Start of Data shown

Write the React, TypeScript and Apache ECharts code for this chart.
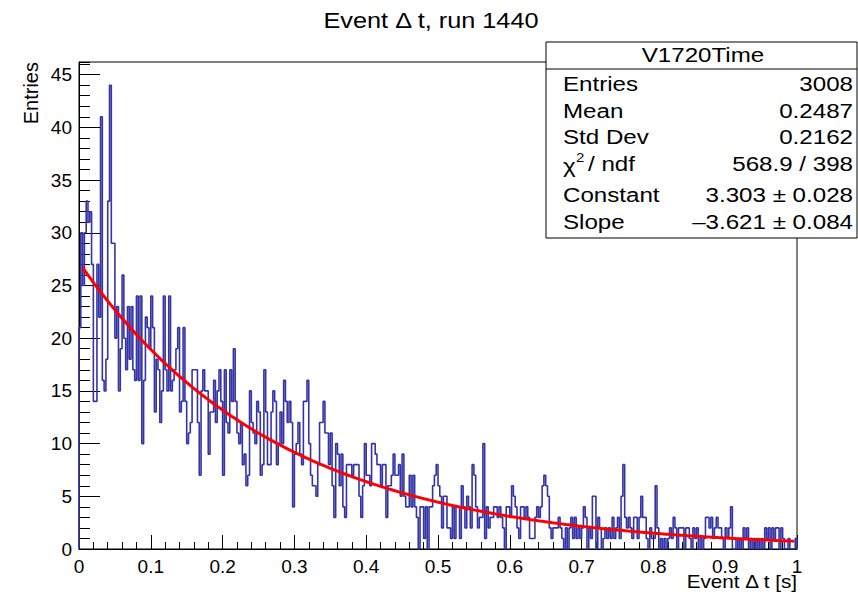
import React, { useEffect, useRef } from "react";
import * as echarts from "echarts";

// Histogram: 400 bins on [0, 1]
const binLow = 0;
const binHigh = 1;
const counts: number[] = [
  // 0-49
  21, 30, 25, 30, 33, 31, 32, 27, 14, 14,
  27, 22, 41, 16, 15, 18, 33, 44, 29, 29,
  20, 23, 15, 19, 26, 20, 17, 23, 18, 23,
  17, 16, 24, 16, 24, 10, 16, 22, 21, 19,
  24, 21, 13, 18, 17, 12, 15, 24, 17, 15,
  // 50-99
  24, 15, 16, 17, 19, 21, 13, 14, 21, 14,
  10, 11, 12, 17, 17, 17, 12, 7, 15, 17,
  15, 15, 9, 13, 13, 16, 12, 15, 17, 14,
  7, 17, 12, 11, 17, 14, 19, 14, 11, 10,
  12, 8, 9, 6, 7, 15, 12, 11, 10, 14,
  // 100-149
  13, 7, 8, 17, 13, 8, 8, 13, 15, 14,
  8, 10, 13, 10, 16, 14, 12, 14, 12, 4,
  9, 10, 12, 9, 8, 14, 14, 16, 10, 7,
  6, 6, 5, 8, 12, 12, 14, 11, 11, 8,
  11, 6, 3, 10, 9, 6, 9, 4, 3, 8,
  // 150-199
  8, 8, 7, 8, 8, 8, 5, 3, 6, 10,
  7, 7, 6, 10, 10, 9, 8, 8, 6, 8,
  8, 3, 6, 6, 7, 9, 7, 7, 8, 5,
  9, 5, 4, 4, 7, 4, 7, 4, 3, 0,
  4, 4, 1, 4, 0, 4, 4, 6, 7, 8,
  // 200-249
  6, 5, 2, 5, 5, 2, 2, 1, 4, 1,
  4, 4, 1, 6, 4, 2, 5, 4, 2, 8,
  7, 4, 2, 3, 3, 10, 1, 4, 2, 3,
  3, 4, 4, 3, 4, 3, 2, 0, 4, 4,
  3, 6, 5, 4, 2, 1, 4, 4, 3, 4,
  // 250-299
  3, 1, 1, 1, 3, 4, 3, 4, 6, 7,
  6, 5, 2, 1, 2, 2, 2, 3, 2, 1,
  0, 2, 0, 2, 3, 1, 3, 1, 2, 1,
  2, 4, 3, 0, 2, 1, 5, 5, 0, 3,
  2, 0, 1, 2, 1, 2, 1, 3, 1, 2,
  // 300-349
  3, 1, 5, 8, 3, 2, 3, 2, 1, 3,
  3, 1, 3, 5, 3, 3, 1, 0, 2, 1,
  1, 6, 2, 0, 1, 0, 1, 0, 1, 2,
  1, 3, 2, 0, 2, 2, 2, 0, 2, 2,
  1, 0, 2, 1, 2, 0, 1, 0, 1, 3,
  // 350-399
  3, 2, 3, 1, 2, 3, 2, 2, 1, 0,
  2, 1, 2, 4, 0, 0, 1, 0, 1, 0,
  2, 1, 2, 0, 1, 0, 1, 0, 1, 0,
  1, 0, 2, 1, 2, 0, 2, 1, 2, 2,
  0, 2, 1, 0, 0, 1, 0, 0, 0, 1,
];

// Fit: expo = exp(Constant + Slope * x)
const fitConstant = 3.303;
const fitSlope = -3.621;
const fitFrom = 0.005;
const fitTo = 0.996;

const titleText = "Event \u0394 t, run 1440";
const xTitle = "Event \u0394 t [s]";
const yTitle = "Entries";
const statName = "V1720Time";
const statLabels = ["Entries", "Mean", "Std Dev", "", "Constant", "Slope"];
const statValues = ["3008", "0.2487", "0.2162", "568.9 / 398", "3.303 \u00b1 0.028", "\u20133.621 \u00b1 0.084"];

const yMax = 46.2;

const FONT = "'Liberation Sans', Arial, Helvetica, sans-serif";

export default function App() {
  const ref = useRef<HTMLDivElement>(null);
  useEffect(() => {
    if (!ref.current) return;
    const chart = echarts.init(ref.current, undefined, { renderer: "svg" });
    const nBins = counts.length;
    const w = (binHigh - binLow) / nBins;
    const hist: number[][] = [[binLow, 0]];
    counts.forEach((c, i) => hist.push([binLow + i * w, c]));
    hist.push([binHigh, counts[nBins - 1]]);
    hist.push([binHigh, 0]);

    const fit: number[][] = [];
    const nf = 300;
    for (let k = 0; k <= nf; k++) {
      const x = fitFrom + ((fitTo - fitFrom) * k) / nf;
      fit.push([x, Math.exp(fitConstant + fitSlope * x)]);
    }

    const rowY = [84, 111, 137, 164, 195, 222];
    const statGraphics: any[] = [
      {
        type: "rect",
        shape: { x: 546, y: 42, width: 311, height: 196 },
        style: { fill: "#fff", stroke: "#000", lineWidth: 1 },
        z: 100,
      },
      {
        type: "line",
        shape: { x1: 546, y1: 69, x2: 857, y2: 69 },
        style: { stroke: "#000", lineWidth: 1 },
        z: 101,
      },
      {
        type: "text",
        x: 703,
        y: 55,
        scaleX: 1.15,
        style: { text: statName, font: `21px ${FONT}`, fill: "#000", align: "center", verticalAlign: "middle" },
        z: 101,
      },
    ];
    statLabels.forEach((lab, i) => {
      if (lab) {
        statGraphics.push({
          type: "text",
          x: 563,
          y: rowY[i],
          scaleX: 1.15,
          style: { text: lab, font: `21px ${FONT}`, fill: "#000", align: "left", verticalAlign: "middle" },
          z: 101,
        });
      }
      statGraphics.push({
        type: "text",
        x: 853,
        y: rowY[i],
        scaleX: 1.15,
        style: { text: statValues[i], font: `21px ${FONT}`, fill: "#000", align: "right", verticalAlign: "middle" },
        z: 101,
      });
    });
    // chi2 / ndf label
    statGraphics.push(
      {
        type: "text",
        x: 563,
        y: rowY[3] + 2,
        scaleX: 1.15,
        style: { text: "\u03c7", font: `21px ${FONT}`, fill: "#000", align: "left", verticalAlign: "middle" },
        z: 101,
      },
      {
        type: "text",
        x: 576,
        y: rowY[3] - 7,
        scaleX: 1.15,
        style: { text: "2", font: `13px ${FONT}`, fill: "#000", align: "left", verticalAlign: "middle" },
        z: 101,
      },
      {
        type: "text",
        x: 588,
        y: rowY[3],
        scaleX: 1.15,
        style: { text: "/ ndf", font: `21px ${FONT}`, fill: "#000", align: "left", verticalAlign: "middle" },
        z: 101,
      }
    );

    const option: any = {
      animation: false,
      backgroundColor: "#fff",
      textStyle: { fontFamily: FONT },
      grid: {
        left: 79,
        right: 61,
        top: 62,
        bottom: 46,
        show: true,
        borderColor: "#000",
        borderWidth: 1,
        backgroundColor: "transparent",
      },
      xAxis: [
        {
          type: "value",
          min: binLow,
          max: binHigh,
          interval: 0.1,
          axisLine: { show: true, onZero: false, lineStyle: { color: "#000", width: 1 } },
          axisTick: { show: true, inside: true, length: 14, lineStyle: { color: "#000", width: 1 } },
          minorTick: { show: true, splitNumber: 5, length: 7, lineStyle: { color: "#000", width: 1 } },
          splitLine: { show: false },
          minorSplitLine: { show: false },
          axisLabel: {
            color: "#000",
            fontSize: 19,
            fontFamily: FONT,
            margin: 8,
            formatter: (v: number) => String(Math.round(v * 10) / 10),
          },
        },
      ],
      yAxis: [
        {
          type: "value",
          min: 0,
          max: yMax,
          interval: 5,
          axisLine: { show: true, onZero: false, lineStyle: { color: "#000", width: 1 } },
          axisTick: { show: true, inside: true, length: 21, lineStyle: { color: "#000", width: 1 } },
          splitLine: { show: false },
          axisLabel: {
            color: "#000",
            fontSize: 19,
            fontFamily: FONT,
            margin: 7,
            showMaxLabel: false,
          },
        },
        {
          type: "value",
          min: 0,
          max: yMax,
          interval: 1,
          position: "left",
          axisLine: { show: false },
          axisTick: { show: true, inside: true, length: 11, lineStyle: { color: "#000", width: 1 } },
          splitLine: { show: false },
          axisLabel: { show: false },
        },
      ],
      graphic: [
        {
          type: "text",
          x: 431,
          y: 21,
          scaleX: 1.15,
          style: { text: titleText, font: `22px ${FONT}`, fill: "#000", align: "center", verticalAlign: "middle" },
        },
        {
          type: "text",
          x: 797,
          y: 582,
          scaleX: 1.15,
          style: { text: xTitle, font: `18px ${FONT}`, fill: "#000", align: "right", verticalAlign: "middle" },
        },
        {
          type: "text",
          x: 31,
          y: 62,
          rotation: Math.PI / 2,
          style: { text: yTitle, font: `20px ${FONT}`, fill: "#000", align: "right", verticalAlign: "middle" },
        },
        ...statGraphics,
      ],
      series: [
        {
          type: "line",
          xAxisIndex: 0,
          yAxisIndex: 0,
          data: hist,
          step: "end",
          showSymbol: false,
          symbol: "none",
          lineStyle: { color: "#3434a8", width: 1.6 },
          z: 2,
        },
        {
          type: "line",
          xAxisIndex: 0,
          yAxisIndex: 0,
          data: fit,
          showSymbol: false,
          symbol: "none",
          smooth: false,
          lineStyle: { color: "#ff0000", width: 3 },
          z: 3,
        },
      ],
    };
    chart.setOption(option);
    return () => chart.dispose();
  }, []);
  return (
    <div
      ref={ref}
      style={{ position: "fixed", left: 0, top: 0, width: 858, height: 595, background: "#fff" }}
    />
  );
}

End of Data shown

▸ **Request**
Take the material above from its first line through the line holding "import * as" and set it down exactly, without the pictures.

▸ **Exercise answer**
Write the React, TypeScript and Apache ECharts code for this chart.
import React, { useEffect, useRef } from "react";
import * as echarts from "echarts";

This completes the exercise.